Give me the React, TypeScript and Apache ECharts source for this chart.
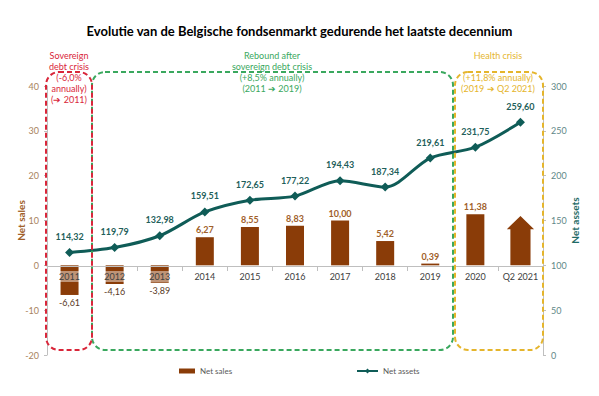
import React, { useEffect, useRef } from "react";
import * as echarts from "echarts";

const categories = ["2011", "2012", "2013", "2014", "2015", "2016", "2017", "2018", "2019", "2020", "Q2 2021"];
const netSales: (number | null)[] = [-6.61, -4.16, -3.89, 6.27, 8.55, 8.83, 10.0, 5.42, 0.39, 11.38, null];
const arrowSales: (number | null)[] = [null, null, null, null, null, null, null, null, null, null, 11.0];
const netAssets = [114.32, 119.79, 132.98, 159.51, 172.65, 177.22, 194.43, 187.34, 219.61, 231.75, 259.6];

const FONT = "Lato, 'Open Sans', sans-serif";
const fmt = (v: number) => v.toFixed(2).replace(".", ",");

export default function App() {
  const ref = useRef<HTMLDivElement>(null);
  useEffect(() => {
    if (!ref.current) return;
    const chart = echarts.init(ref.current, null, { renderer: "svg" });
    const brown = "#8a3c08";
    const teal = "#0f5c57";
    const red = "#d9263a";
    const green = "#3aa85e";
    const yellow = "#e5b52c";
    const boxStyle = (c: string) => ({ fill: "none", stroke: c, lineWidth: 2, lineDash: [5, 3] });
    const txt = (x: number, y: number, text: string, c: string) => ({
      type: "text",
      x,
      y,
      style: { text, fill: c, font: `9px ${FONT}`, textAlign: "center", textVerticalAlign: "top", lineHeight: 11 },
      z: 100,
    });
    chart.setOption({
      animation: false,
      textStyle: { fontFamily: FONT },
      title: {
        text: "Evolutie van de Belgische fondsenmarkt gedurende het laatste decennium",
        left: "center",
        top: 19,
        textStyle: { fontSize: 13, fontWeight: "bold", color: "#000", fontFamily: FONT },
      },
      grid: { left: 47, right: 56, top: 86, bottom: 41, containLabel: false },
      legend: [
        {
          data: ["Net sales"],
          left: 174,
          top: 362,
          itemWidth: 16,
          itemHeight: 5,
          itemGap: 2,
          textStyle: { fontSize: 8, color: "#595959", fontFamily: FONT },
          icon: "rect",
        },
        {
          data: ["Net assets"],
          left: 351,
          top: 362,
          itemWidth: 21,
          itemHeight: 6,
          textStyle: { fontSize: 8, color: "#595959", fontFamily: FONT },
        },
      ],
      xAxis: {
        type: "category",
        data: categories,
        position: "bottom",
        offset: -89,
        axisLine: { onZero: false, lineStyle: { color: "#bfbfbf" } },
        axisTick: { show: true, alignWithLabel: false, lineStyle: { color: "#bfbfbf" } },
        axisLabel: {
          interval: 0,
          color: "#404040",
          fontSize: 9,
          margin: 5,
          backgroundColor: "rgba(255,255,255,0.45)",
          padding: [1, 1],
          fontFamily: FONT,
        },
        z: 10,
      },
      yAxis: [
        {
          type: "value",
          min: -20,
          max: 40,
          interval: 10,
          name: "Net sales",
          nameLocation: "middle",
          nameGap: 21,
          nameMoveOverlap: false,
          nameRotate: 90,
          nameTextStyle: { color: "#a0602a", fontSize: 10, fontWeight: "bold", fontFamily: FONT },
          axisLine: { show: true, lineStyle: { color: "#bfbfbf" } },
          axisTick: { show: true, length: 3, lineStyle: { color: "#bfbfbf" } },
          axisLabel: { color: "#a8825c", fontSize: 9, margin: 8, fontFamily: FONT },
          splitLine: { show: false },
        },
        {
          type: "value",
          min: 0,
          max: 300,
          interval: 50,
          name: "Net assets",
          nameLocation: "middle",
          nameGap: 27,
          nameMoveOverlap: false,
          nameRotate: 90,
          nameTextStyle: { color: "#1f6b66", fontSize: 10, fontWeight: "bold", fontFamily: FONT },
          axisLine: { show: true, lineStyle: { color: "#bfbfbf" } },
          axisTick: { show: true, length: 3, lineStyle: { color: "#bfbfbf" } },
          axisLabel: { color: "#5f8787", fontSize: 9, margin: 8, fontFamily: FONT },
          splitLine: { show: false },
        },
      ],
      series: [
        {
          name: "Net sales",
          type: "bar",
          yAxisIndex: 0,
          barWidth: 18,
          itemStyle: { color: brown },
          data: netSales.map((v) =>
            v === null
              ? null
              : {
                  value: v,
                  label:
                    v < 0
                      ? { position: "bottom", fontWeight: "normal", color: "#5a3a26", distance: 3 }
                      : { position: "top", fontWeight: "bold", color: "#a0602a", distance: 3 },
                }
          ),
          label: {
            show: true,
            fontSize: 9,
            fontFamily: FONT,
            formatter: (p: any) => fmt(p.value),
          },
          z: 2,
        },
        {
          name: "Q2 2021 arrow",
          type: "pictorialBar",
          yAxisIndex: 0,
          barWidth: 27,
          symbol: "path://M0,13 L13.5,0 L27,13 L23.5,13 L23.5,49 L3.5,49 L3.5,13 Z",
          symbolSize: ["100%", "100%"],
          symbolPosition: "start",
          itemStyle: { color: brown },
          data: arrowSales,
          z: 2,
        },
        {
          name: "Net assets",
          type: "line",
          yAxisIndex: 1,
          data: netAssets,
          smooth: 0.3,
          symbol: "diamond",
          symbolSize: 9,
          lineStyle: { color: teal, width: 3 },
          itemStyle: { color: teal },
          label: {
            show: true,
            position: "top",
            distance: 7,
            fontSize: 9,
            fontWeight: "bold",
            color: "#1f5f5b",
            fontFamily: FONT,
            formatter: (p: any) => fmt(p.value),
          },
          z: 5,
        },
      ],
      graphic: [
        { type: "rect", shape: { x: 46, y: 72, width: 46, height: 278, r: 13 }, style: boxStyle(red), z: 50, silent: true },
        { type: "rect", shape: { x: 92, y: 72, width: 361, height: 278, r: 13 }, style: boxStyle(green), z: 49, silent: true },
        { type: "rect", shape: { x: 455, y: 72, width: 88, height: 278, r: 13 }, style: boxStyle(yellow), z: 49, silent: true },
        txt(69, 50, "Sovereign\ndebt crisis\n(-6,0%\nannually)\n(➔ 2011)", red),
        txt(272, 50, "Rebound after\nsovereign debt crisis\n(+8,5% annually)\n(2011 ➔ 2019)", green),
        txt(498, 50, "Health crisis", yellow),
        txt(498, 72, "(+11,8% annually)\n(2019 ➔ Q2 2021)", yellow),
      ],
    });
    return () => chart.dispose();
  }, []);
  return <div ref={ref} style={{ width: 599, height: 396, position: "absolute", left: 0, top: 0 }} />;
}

*-*-*

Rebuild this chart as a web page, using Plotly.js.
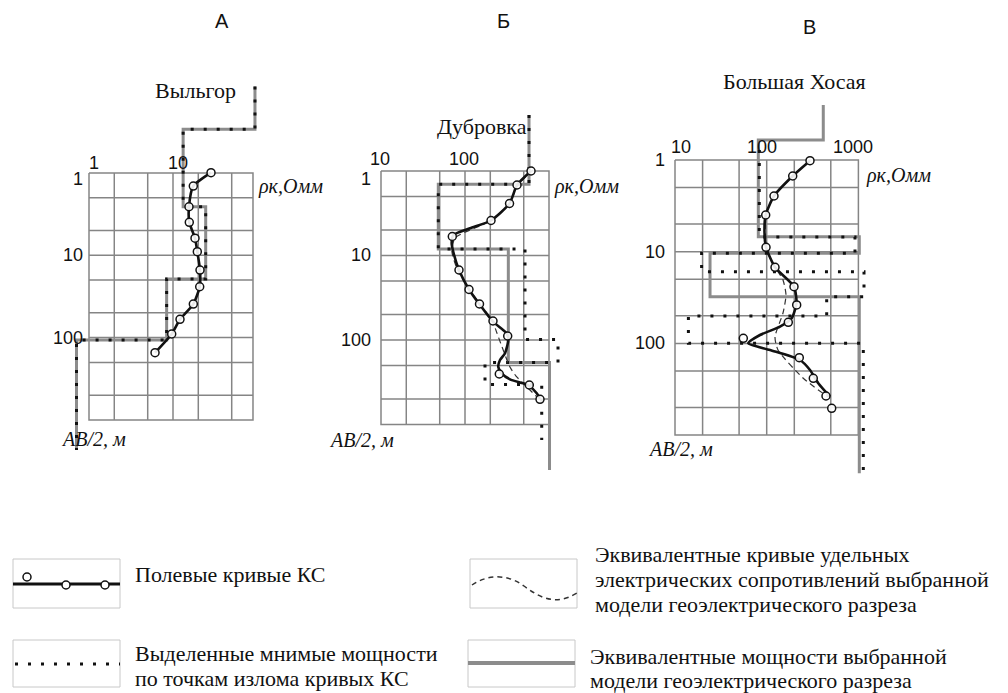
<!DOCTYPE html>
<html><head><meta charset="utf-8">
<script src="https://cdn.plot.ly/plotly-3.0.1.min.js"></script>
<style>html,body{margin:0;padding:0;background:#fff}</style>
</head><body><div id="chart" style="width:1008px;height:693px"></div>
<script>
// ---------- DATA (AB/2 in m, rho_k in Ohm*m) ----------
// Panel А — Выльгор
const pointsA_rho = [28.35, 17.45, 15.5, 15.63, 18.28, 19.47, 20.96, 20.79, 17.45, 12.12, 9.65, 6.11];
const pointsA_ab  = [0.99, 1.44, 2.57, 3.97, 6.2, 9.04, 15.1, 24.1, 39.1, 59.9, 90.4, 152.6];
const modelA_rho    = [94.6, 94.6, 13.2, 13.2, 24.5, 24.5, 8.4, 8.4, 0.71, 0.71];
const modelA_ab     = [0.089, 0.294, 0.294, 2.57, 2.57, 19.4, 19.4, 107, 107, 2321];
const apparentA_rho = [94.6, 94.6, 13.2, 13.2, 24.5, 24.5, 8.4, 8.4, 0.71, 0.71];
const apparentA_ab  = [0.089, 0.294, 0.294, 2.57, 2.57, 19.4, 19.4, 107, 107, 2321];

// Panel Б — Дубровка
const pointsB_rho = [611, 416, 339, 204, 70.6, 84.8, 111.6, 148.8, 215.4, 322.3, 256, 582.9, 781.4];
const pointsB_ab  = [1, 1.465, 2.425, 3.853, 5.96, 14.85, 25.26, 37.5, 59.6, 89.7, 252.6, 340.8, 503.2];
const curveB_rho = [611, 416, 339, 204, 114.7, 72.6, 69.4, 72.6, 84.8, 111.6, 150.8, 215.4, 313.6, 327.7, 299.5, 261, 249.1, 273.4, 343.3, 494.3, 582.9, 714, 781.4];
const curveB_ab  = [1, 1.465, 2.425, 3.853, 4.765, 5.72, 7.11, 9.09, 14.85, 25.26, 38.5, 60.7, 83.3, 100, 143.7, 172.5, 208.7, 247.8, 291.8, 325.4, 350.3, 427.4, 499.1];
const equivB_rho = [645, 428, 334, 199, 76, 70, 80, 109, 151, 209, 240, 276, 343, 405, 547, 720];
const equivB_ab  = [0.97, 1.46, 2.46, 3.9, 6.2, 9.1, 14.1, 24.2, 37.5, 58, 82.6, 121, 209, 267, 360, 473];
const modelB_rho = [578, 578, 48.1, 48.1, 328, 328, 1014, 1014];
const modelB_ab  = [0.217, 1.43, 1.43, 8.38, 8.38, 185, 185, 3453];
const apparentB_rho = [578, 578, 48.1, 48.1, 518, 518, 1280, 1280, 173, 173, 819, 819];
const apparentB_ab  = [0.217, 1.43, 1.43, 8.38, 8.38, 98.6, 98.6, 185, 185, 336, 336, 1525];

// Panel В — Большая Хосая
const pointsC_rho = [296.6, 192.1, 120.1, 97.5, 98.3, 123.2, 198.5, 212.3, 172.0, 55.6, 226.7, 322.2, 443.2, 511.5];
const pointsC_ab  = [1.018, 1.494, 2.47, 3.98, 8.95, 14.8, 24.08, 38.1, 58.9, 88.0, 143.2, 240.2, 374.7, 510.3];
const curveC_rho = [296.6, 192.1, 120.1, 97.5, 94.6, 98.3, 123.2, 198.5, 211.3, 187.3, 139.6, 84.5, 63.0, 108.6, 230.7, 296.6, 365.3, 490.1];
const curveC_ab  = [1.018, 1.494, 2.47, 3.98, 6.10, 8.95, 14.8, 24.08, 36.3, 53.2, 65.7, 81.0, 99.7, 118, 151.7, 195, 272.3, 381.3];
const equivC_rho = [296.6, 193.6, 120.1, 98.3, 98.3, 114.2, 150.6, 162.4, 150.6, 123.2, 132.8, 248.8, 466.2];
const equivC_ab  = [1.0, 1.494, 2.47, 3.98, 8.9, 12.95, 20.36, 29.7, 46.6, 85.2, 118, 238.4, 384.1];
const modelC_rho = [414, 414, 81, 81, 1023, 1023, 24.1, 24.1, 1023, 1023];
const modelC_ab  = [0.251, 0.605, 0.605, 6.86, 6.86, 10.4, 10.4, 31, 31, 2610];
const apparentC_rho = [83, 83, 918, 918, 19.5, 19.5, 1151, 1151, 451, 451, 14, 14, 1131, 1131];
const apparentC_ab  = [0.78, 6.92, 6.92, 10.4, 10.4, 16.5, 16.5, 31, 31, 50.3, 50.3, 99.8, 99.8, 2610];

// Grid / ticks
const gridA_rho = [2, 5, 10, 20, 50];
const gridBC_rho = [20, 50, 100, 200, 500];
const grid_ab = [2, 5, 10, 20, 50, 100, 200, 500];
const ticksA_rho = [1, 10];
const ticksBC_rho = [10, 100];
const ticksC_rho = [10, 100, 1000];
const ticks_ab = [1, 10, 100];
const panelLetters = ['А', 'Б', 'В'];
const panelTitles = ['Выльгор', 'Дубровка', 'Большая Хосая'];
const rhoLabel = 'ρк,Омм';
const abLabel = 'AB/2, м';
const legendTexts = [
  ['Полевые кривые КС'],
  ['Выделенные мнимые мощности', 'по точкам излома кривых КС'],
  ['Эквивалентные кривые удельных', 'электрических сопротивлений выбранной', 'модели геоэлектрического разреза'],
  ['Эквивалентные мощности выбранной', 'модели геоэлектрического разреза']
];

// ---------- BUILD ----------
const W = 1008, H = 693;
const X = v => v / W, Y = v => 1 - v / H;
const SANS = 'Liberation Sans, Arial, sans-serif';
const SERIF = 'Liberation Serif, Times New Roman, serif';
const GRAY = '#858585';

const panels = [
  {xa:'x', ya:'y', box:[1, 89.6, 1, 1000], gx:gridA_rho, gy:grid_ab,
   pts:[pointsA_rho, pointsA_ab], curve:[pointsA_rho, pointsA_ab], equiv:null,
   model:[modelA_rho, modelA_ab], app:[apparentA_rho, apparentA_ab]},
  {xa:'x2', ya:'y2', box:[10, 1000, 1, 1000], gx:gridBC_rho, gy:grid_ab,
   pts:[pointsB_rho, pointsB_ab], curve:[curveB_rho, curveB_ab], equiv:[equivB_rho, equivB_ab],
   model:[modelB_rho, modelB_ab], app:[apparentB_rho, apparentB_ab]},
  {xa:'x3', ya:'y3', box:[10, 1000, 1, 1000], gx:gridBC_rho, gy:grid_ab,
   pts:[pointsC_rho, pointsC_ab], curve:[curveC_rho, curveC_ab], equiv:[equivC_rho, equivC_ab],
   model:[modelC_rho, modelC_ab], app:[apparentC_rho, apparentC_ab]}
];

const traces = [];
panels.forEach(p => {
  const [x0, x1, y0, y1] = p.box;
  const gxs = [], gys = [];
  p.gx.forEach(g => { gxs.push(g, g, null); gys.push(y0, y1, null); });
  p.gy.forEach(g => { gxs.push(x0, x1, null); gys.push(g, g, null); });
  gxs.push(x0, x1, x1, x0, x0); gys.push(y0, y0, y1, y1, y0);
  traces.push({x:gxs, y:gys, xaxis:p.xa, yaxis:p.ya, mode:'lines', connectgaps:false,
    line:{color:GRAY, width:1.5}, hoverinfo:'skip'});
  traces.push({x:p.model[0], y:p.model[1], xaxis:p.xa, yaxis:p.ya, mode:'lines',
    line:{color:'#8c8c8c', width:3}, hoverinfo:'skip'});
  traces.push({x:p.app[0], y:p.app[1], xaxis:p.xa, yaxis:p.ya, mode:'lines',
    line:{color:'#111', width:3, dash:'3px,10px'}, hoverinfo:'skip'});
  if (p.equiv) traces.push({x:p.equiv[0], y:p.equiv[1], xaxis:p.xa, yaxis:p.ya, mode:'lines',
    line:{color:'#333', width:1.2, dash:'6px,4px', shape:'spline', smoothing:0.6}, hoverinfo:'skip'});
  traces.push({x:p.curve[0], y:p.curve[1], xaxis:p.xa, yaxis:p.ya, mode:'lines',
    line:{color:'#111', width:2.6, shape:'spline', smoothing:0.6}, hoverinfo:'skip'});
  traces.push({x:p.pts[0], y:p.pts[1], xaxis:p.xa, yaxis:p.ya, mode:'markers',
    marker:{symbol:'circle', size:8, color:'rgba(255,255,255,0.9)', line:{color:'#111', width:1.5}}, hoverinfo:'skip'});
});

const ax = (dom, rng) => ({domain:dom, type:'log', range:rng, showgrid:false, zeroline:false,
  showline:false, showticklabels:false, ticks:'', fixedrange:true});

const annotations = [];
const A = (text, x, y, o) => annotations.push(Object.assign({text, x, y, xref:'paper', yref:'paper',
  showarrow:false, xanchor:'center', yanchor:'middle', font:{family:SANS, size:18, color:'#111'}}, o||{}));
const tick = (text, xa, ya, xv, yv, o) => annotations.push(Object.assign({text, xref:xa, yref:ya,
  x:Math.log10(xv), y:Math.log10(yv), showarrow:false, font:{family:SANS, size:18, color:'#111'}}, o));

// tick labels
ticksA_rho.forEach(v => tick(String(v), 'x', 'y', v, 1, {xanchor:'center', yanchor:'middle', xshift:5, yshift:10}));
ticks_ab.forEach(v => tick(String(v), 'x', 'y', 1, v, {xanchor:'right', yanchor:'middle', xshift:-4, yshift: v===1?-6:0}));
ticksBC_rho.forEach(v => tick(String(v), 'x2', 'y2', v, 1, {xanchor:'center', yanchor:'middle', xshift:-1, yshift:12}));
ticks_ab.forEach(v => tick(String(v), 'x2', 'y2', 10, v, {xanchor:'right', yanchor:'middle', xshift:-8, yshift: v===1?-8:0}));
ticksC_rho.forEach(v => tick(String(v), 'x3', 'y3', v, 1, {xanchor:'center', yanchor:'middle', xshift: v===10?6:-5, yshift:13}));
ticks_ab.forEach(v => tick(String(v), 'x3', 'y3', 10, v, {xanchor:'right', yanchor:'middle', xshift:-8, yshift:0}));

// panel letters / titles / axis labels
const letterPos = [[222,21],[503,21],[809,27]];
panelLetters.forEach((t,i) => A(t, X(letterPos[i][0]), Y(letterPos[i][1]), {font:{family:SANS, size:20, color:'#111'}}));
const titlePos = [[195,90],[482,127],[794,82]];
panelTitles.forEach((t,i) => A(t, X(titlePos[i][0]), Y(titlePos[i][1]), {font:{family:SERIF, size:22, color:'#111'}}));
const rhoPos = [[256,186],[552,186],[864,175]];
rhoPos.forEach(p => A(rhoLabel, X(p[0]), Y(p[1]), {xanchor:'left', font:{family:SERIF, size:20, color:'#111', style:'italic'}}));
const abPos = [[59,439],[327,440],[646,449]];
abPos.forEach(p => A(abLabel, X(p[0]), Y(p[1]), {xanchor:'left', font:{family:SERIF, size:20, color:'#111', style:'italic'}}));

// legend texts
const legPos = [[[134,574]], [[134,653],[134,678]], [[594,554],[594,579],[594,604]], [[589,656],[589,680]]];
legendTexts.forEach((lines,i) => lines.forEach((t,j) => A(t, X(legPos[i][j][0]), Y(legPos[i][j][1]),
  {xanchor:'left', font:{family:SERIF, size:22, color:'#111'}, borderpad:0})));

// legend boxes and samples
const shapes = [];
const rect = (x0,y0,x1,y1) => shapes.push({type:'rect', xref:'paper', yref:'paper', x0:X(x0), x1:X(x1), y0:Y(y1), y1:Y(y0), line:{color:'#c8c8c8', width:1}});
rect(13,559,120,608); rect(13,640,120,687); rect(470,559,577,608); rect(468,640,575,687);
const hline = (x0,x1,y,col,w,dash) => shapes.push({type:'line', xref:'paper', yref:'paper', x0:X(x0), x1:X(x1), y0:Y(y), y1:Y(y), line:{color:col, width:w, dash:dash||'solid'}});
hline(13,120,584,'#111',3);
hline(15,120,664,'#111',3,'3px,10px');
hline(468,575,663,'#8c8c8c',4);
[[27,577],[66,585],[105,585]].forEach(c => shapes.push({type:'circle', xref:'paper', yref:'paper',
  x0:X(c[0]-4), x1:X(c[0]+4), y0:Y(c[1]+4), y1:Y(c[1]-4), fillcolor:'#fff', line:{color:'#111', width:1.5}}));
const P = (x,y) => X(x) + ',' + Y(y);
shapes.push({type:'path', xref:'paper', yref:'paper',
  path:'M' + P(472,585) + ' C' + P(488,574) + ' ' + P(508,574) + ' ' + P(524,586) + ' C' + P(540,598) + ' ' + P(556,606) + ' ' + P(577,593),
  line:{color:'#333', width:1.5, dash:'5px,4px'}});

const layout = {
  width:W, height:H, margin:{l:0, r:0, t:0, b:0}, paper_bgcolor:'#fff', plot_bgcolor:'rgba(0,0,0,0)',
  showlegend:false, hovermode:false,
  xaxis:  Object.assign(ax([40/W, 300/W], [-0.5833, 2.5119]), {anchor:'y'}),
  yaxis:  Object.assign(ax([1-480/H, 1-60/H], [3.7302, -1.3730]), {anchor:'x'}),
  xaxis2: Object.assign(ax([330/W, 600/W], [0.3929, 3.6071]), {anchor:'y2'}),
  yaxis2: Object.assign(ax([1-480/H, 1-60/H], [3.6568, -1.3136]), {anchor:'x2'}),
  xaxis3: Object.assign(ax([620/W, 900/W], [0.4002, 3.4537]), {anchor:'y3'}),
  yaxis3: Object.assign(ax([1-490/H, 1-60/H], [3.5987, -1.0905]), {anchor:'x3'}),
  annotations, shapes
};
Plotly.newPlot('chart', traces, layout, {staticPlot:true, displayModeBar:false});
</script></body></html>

*-*-*

■ EXERCISE PROMPT
Extract exactly the lines running from the line containing "Give me the" to the line containing "const fmt = (v: number)", with both end lines included and all pictures left out.

■ ANSWER TO THIS PROBLEM
Give me the React, TypeScript and Apache ECharts source for this chart.
import React, { useEffect, useRef } from "react";
import * as echarts from "echarts";

const categories = ["2011", "2012", "2013", "2014", "2015", "2016", "2017", "2018", "2019", "2020", "Q2 2021"];
const netSales: (number | null)[] = [-6.61, -4.16, -3.89, 6.27, 8.55, 8.83, 10.0, 5.42, 0.39, 11.38, null];
const arrowSales: (number | null)[] = [null, null, null, null, null, null, null, null, null, null, 11.0];
const netAssets = [114.32, 119.79, 132.98, 159.51, 172.65, 177.22, 194.43, 187.34, 219.61, 231.75, 259.6];

const FONT = "Lato, 'Open Sans', sans-serif";
const fmt = (v: number) => v.toFixed(2).replace(".", ",");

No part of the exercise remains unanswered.